Just weeks after the installation of two new exhibitions in the Harvard Art Museums’ University Galleries—The Dorothy and Herbert Vogel Collection: Fifty Works for Fifty States and Jesse Aron Green: Ärztliche Zimmergymnastik—another new display went on view in the museums’ Lightbox Gallery: an interactive collection of six short, object-based audiovisual presentations by Harvard students.
The presentations, on view through July, are the students’ final projects from the Spring 2015 anthropology seminar Thinking with Collections, taught by anthropology lecturer David Odo, who is also the director of student programs in the museums’ Division of Academic and Public Programs. They were the culmination of a semester-long exploration of broad issues in material anthropology, including the making of objects in a variety of artistic, cultural, and historical contexts. Taking cues from a key theme of the museums’ Jesse Aron Green exhibition, the seminar also focused on the human body, and how examples of the body and bodily representations have been collected at Harvard.

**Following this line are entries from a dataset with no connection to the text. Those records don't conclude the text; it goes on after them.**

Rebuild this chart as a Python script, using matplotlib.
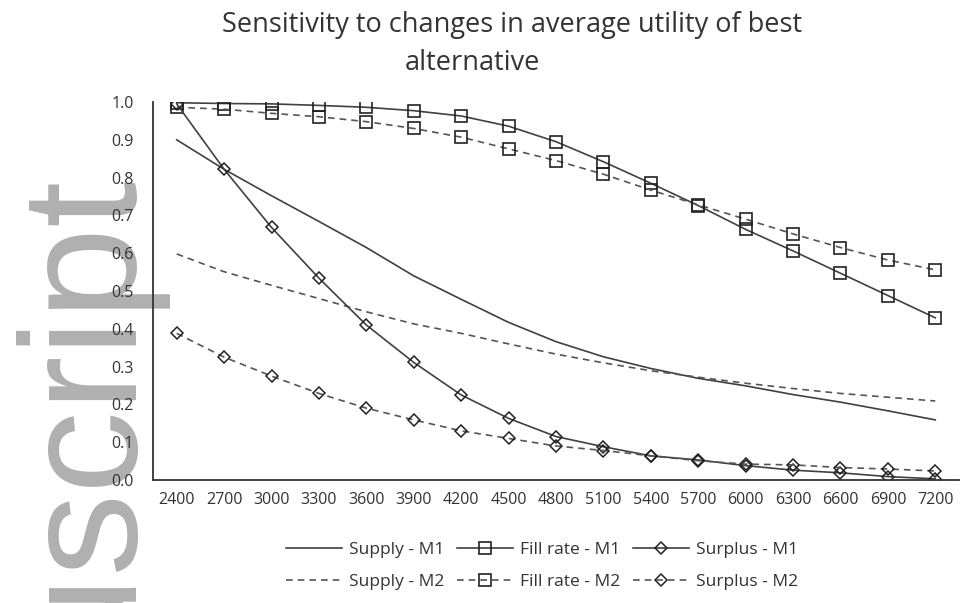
import numpy as np
import matplotlib
matplotlib.use("Agg")
import matplotlib.pyplot as plt

plt.rcParams['font.family'] = ['Open Sans', 'DejaVu Sans']

# demand levels on the x axis
levels = ['2400', '2700', '3000', '3300', '3600', '3900', '4200', '4500', '4800',
          '5100', '5400', '5700', '6000', '6300', '6600', '6900', '7200']

supply_m1 = [0.900, 0.822, 0.752, 0.684, 0.615, 0.540, 0.478, 0.417, 0.366,
             0.326, 0.295, 0.269, 0.249, 0.226, 0.206, 0.183, 0.159]
supply_m2 = [0.598, 0.551, 0.515, 0.480, 0.445, 0.413, 0.388, 0.360, 0.333,
             0.310, 0.289, 0.272, 0.256, 0.242, 0.229, 0.219, 0.209]
fill_m1 = [0.998, 0.996, 0.995, 0.991, 0.986, 0.977, 0.963, 0.936, 0.895,
           0.842, 0.785, 0.726, 0.663, 0.606, 0.547, 0.488, 0.429]
fill_m2 = [0.986, 0.981, 0.970, 0.961, 0.948, 0.930, 0.907, 0.876, 0.845,
           0.809, 0.767, 0.728, 0.690, 0.651, 0.615, 0.582, 0.556]
surplus_m1 = [0.995, 0.822, 0.668, 0.534, 0.410, 0.311, 0.225, 0.163, 0.115,
              0.088, 0.064, 0.053, 0.038, 0.026, 0.019, 0.009, 0.003]
surplus_m2 = [0.388, 0.325, 0.275, 0.229, 0.190, 0.159, 0.130, 0.110, 0.090,
              0.078, 0.064, 0.051, 0.042, 0.040, 0.033, 0.029, 0.024]

dark = '#404040'
W, H = 964, 603
fig = plt.figure(figsize=(W / 100, H / 100), dpi=100)

# grey watermark along the left edge, behind the axes
fig.text(137 / W, 1 - 181 / H, 'Author Manuscript', rotation=90,
         rotation_mode='anchor', ha='right', va='baseline',
         fontsize=119, color='#b0b0b0', family='Liberation Sans', zorder=-1)

ax = fig.add_axes([153 / W, 1 - 480 / H, (959 - 153) / W, (480 - 102) / H])
ax.patch.set_visible(False)

x = np.arange(len(levels))
lw = 1.2
dash = (0, (4, 3))
h1, = ax.plot(x, supply_m1, color=dark, lw=lw, label='Supply - M1')
h2, = ax.plot(x, supply_m2, color='#555555', lw=lw, linestyle=dash, label='Supply - M2')
h3, = ax.plot(x, fill_m1, color=dark, lw=lw, marker='s', ms=9, mfc='none',
              mec='#222222', mew=1.2, label='Fill rate - M1')
h4, = ax.plot(x, fill_m2, color='#555555', lw=lw, linestyle=dash, marker='s', ms=9,
              mfc='none', mec='#222222', mew=1.2, label='Fill rate - M2')
h5, = ax.plot(x, surplus_m1, color=dark, lw=lw, marker='D', ms=6, mfc='none',
              mec='#222222', mew=1.1, label='Surplus - M1')
h6, = ax.plot(x, surplus_m2, color='#555555', lw=lw, linestyle=dash, marker='D', ms=6,
              mfc='none', mec='#222222', mew=1.1, label='Surplus - M2')

ax.set_xlim(-0.5, len(levels) - 0.5)
ax.set_ylim(0, 1.0)
ax.set_xticks(x)
ax.set_xticklabels(levels)
ax.set_yticks(np.arange(0, 1.01, 0.1))
ax.set_yticklabels([f'{v:.1f}' for v in np.arange(0, 1.01, 0.1)])
ax.tick_params(length=0, labelsize=11.5, colors='#333333')
ax.tick_params(axis='x', pad=9)
ax.tick_params(axis='y', pad=14)
for side in ['top', 'right']:
    ax.spines[side].set_visible(False)
for side in ['left', 'bottom']:
    ax.spines[side].set_color('#333333')
    ax.spines[side].set_linewidth(1.3)

fig.text(512 / W, 1 - 32 / H, 'Sensitivity to changes in average utility of best',
         ha='center', va='baseline', fontsize=19.5, color='#333333')
fig.text(472 / W, 1 - 70 / H, 'alternative',
         ha='center', va='baseline', fontsize=19.5, color='#333333')

fig.legend(handles=[h1, h2, h3, h4, h5, h6], ncol=3, loc='center',
           bbox_to_anchor=(542 / W, 1 - 566 / H), frameon=False, fontsize=12.5,
           handlelength=3.2, handletextpad=0.4, columnspacing=0.75, labelspacing=0.95,
           labelcolor='#333333')

fig.savefig('out.png', dpi=100)
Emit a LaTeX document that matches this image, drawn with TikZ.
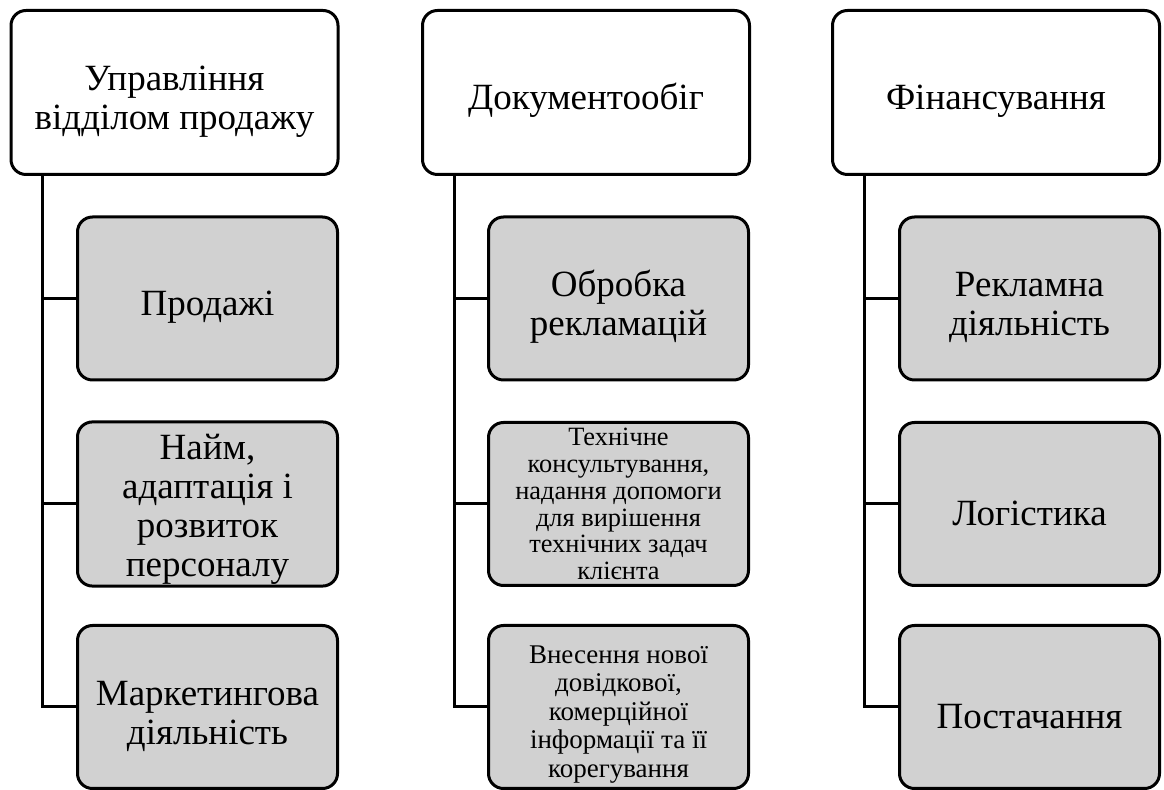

Showly Nicholson ’16, a pre-med student and East Asian studies concentrator, focused his project on an ancient Maya incensario (incense holder), made from a human skull around 1100 BCE. The object is part of the collections of Harvard’s Peabody Museum of Archaeology & Ethnography.
Through researching how and why the object was created, as well as its significance in today’s world, Nicholson said he began to understand how “an object, like a human, has many different contexts by which it exists.” This new perspective, he said, helped him see how a curator might view an object. It will also help inform his summer internship at the Takenaka Carpentry Tools Museum in Japan.
One of his classmates, Chloe Reichel ’15, a social studies concentrator with a secondary in the history of art and architecture, focused on two films in the Harvard Art Museums collections: Bruce Nauman’s Walking in an Exaggerated Manner around the Perimeter of a Square (1967–68), and Jesse Aron Green’s Ärztliche Zimmergymnastik (2008). She examined commonalities between the works, including responses to minimalism, the body as subject, and bodily control.
The six undergraduates in the seminar had the chance to hear directly from Harvard Art Museums’ curators and meet with four visiting artists over the course of the semester. “It was a rare opportunity for students to have direct engagement with those who create art and curate exhibitions,” said Odo.
The visiting artists—Jesse Aron Green, Shuddhabrata Sengupta (of the Raqs Media Collective), Fernanda Fragateiro, and Renée Green—shared insights into their creative processes, revealing how extensive research (including archival work) influences the creation and presentation of their art. With these perspectives as inspiration, students conducted their own investigations into objects they chose from Harvard’s many collections.
In addition to writing papers about their chosen object(s), students recorded two- to three-minute audio notes about their research process. The recordings were then paired with a slideshow of images of the object(s) to create the presentations for the Lightbox Gallery. Visitors can use a remote control to activate each of the six LCD screens displaying the presentations.
Having the project be accessible to museum visitors is “really exciting, and a great way to finish the class,” said Reichel, who is headed to a curatorial internship in painting and sculpture at the Museum of Modern Art in New York. “Part of the reason I took the class is because it was a really unique opportunity to explore the Harvard collections. The experience of being able to deeply look at and engage with different objects is so special.”